Il Mattino, 125 anni nel segno indelebile di Matilde Serao
di Silvio Perrella
Un altro premio letterario? In Italia ce ne sono già molti. Troppi. Però un premio come quello che stiamo per raccontarvi, forse non c’è ancora. Un premio che coinvolge un intero giornale, mettendo a confronto redattori, editorialisti, collaboratori e così seguitando.
È così che sta per nascere il premio Matilde Serao; nascendo al crocevia tra un anniversario e la fisionomia intellettuale di una giornalista-scrittrice.
L’anniversario è quello de «Il Mattino»: centoventicinque anni dalla sua nascita, il 16 marzo del 1892. A fondarlo, insieme a Edoardo Scarfoglio, c’era proprio lei, la Serao.
Personalità poliedrica: inventrice dei famosi «Mosconi»; collezionista di racconti che con gli anni sono stati rivalutati e messi nel loro giusto rilievo dalla critica; forgiatrice del Grande Romanzo sulla Città come Il paese di Cuccagna; esploratrice delle ferite arrecate al tessuto urbano dalla cosiddetta modernità del «rettifilo» nel Ventre di Napoli.
Ebbene, l’incrociare un anniversario con la storia di una scrittrice, intitolandole un premio, è stato un gesto naturale. D’altronde un premio dedicato alla Serao esiste già e si tiene a Carinola ed è destinato a giornaliste. Bisognava onorare anche la scrittrice, non solo la giornalista.
Allora il direttore de «Il Mattino» ha pensato di radunare nella sala Siani la platea di chi il quotidiano lo pensa, lo scrive, lo intitola, lo riguarda il giorno dopo e lo condivide con i lettori che lo comprano il giorno dopo in edicola.
La domanda posta a tutti era: chi, tra scrive oggi. è assimilabile all’opera di Matilde Sera? Chi mette insieme tensione civile, desiderio di rivolgersi a un pubblico ampio, capacità di essere legata a un dato e specifico territorio, mescolanza dei generi, sguardo insieme analitico e ironico?
Ognuno è stato chiamato a indicare le sue preferenze, e da queste scelte è emerso con naturalezza il profilo della vincitrice. Non è certo l’obiettivo dell’articolo che state leggendo svelarvi chi sia.
Il suo nome lo si saprà lunedì prossimo, il 13, durante un’anteprima del premio che si terrà al teatro Mercadante, alla quale è stato dato titolo di «Era de marzo». Quel pomeriggio teatro e quotidiano si daranno la mano, e Mariano Rigillo leggerà il primo editoriale di Scarfoglio, e Cristina Donadio darà voce ad alcuni «mosconi» e Gaia Aprea intonerà due canzoni ispirate al Ventre di Napoli. E saranno Luca De Fusco e Alessandro Barbano a dare brio alla conversazione, invitando sul palco alcune delle «firme» de «Il Mattino».

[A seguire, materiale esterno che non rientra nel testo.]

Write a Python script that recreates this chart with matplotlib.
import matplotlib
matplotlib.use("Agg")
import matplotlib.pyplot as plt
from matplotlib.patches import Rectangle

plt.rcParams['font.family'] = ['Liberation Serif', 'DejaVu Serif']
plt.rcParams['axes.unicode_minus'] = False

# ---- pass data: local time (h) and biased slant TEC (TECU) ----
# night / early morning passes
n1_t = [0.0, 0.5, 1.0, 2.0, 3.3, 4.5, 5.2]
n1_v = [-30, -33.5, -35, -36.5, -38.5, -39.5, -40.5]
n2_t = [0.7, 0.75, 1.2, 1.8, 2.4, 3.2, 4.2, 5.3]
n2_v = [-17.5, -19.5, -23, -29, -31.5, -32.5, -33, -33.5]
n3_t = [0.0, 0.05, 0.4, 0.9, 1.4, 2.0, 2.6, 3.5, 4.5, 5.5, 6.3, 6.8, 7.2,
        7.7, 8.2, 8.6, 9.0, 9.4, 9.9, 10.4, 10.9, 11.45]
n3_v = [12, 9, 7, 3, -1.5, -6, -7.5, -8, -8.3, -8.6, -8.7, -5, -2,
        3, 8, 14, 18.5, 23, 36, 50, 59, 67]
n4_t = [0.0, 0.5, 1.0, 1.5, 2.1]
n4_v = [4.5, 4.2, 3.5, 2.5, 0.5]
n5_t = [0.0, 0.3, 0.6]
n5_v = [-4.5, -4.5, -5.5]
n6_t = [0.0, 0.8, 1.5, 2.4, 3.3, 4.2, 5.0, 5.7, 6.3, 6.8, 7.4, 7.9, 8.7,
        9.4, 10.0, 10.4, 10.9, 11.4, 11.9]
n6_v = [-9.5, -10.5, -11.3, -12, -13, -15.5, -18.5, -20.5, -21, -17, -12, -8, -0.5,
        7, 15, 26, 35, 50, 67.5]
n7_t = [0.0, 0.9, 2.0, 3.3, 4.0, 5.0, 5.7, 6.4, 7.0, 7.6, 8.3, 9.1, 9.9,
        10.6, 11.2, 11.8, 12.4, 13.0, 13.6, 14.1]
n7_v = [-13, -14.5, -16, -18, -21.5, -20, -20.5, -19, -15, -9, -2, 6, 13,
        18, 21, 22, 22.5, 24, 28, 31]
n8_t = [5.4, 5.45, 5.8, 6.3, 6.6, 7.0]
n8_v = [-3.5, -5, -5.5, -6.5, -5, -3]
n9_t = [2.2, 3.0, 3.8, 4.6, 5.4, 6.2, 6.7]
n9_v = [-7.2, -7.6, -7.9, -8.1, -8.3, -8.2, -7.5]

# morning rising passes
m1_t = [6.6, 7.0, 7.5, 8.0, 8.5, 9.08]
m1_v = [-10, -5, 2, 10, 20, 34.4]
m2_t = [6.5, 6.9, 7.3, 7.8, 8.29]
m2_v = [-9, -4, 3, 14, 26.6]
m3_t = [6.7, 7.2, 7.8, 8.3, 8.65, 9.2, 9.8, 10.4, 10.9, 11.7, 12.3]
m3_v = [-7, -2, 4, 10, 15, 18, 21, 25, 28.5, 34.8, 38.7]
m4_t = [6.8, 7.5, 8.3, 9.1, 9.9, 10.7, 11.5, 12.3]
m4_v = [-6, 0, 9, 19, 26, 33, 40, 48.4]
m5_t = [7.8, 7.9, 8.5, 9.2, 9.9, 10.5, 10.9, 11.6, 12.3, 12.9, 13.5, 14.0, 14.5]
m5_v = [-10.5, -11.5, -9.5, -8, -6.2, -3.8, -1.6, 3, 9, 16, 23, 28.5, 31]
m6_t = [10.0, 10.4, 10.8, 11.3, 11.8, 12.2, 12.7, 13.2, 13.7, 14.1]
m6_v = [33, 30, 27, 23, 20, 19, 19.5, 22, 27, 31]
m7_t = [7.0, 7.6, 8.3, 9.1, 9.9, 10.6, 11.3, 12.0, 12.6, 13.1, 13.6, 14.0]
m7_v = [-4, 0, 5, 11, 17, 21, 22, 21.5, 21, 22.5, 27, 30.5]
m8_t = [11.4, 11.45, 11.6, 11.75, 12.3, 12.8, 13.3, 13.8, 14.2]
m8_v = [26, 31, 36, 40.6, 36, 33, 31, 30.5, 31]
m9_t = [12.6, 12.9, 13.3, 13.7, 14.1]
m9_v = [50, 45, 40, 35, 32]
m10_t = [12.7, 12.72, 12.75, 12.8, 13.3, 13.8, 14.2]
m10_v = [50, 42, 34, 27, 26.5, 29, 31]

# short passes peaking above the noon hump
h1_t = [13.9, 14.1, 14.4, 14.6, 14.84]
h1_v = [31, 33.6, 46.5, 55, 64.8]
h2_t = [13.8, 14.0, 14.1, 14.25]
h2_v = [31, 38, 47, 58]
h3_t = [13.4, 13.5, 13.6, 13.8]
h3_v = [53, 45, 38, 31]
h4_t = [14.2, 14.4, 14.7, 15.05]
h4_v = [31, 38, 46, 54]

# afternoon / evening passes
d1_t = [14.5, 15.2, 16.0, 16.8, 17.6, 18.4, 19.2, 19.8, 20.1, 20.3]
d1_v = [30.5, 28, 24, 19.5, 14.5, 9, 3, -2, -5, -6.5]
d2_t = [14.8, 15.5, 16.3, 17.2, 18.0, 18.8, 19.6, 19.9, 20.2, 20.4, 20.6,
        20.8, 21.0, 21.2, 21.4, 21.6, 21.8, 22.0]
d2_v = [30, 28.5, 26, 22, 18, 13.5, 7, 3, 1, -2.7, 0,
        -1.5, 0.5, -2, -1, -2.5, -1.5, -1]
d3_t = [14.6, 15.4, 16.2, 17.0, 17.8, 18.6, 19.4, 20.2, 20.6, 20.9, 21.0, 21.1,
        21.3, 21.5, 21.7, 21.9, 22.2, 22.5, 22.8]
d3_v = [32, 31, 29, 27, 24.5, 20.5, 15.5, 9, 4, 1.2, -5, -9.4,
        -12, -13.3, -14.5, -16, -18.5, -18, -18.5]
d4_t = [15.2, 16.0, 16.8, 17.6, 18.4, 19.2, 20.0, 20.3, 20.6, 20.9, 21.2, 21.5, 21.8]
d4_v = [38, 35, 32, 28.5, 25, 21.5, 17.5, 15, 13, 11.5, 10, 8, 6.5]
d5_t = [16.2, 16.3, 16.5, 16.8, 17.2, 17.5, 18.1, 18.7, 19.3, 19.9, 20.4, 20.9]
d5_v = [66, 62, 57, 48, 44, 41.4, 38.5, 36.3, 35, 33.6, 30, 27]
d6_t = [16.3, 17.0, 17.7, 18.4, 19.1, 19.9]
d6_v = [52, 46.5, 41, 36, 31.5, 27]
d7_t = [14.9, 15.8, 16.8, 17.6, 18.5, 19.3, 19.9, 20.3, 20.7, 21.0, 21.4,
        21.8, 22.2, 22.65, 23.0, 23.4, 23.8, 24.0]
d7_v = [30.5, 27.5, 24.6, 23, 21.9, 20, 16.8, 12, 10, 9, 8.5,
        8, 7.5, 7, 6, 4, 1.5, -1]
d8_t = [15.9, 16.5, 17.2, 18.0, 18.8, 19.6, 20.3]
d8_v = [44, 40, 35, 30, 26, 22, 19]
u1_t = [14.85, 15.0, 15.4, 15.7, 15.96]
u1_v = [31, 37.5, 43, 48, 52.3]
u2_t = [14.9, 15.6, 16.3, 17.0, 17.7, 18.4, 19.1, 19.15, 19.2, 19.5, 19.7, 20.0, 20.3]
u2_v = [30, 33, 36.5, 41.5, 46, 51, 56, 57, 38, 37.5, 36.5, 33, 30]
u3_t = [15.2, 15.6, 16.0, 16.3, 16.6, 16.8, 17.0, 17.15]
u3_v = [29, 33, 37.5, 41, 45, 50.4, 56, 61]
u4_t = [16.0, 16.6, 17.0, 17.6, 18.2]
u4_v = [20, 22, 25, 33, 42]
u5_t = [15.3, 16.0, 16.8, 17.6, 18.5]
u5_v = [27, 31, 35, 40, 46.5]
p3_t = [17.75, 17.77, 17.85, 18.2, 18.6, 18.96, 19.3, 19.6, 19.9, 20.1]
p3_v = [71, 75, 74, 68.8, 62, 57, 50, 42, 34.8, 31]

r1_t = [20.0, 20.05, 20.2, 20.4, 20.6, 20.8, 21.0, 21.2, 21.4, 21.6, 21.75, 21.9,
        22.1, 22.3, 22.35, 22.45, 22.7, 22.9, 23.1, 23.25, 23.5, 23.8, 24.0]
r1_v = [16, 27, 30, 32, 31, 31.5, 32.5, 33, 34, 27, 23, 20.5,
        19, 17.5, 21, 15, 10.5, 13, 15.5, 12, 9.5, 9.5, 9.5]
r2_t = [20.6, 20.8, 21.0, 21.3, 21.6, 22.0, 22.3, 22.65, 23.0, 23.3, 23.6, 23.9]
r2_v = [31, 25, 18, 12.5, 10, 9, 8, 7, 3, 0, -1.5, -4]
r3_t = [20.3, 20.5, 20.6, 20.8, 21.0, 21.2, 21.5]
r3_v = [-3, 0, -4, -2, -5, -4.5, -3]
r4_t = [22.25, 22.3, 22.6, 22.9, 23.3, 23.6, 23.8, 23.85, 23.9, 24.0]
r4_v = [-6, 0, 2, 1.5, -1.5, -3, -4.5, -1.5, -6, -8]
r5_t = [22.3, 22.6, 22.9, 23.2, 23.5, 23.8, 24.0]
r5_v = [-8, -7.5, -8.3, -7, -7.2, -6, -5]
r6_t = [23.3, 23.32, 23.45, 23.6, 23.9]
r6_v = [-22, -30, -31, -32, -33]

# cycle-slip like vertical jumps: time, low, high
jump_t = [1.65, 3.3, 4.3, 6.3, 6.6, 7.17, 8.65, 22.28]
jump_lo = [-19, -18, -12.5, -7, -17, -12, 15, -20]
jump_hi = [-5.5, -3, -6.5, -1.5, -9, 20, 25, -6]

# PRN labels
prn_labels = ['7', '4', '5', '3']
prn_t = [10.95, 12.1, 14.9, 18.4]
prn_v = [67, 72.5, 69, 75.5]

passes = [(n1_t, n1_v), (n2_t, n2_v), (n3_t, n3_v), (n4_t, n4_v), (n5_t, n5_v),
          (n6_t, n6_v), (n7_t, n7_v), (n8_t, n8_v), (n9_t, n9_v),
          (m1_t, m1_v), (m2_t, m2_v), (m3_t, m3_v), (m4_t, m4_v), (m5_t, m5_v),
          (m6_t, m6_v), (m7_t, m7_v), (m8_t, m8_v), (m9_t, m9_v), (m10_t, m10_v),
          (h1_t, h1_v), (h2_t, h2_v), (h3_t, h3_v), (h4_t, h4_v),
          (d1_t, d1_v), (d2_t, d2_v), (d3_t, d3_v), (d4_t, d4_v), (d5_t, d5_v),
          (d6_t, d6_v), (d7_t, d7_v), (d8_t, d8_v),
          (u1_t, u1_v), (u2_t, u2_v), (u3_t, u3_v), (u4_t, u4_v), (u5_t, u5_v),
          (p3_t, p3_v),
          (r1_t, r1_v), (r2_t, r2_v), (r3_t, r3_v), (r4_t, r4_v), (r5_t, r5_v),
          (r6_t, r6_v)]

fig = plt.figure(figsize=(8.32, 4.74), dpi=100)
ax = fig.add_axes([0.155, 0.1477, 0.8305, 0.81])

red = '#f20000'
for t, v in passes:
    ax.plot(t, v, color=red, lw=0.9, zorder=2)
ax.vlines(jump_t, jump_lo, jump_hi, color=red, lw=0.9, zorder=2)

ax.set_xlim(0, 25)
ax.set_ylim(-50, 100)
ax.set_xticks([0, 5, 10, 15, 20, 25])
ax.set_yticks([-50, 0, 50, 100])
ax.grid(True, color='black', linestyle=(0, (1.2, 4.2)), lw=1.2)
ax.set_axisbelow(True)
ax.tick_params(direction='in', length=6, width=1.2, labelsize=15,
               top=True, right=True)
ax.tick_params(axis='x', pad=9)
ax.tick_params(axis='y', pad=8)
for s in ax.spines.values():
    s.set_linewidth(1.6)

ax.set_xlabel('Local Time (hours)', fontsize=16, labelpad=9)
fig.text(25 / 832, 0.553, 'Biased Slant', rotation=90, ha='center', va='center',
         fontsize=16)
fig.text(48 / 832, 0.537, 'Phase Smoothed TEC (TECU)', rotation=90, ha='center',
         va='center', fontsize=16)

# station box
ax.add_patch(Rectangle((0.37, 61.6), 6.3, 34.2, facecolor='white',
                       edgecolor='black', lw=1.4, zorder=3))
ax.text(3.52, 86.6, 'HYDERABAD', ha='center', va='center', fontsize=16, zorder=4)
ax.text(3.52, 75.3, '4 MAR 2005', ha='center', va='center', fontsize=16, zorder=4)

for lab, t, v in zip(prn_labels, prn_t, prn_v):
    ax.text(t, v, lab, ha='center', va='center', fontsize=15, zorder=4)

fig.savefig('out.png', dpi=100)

Ma sul palco non ci saranno solo parole e suoni e persone; ci saranno anche le pagine «storiche» del quotidiano che adesso è a via Chiatamone, ma che all’epoca apriva i suoi battenti nell’Angiporto Galleria.
Quell’Angiporto che è stato fermato in pagine memorabili da Anna Maria Ortese ed Ermanno Rea. Un budello di strada dove il viavai delle persone si sommava al viavai delle notizie, dei giornalisti e delle redazioni.
Si tratta di pagine che i lettori de «Il Mattino» troveranno raccolte, con nuove riflessioni e nuove firme, in ben due supplementi nei giorni successivi all’anteprima del Mercadante: il 15 e il 16 marzo.
E sfogliarle sarà come fare un viaggio nel tempo; nel tempo post-unitario che si avviava a vivere la stagione della Belle Epoché, di recente narrata da Francesco Barbagallo. Una stagione ancora ignara delle due Grandi Guerre che sconvolsero il mondo, e dopo le quali nulla fu più lo stesso.
E oggi che tutto è ancora diverso e che i giornali cartacei sono costretti a un ripensamento radicale e continuo e che i generi si sono ancor di più ibridati, scavare nell’archivio di un grande quotidiano del Sud può essere l’occasione per vedere come si è combattuta la lotta con il Tempo nel recente passato.
Matilde Serao morirà nel 1927, proprio tra le due Guerre, in un momento in cui vedeva la luce quella che di sicuro è stata la generazione portante del secondo Novecento, quella che mi è capitato di chiamare degli «antenati».
Oggi che siamo in un altro secolo, la scrittura di questa donna va di nuovo interrogata, ed è quel che «Il Mattino» prova a fare dando vita a un premio che non vuole sommarsi a tutti gli altri, ma che aspira invece a far convivere scrittura giornalistica e letteraria nel perimetro delle stesse stanze editoriali: un giornale.